Als Hunold an jenem Tag im LTU-Hangar steht und als Hoffnungsträger gefeiert wird, rundet sich sein Leben. Jura-Studium abgebrochen und stattdessen in der Altstadt gekellnert? Kein Nachteil. „Die Zeit im Engelchen war mein Psychologie-Studium“, sagt Hunold. Das Image des hemdsärmeligen Aufsteigers wurde kultiviert, war aber durch viele Geschichten gedeckt.
Allerdings ist blauäugig, wer in Hunolds Vita nur die Tellerwäscherkarriere sieht. Was so märchenhaft klingt, hat mit analytischer Kraft, strategischem Weitblick und Mut zum Handeln zu tun. Air Berlin wurde erfolgreich, weil die Airline eine vergleichsweise günstige Kostenstruktur hatte und innovative Produkte entwickelte: Hunold machte sich von den Reiseveranstaltern unabhängig, holte die Menschen auf Regionalflughäfen ab und entwickelte den Einzelplatzverkauf zur Perfektion.
Es war ihm ein Vergnügen, samstags vom Sofa aus mit dem Laptop die Preise für einzelne Flüge erhöhen oder senken zu können — je nach Buchungslage. Hunold begann mit seinem Euro-Shuttle den Angriff auf Lufthansa, bei ihm konnten Geschäftsreisende günstiger fliegen.
Mit dem Erfolg kam der Zwang zum Wachstum. Während Hunold Journalisten erzählte, niemals an die Börse gehen zu wollen, bereitete er in London den Gang aufs Parkett vor. Er fand in Niki Lauda einen Partner, mit dem er einen Milliardenpoker beim Großeinkauf von Flugzeugen startete. Mancher konnte nicht verstehen, warum er sein solides Wachstum verließ und sich von Banken, Aktionären und durch die LTU-Übernahme sogar von den verhassten Gewerkschaften abhängig machte. „Ich muss so groß werden, um beim Einkauf die gleichen Konditionen wie Ryanair zu erhalten“, erklärte er dann.

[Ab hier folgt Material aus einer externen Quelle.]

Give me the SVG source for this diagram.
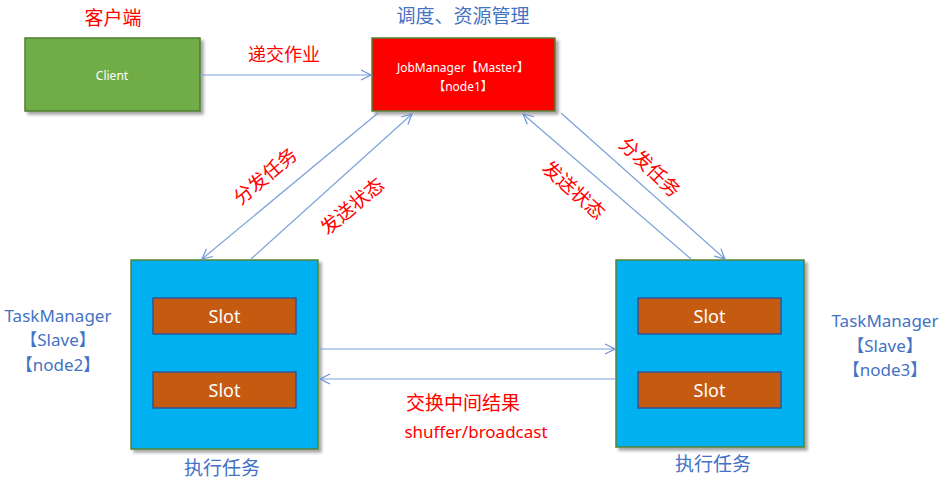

So passte der kantige Hunold immer weniger zu seinem Unternehmen. Ex-Metro-Chef Hans-Joachim Körber, mittlerweile Air-Berlin-Aufsichtsratschef, sprach schon länger von einer Ablösung Hunolds. Dieser ist der Düsseldorfer nun im für ihn typischen Holterdipolter-Stil zuvorgekommen.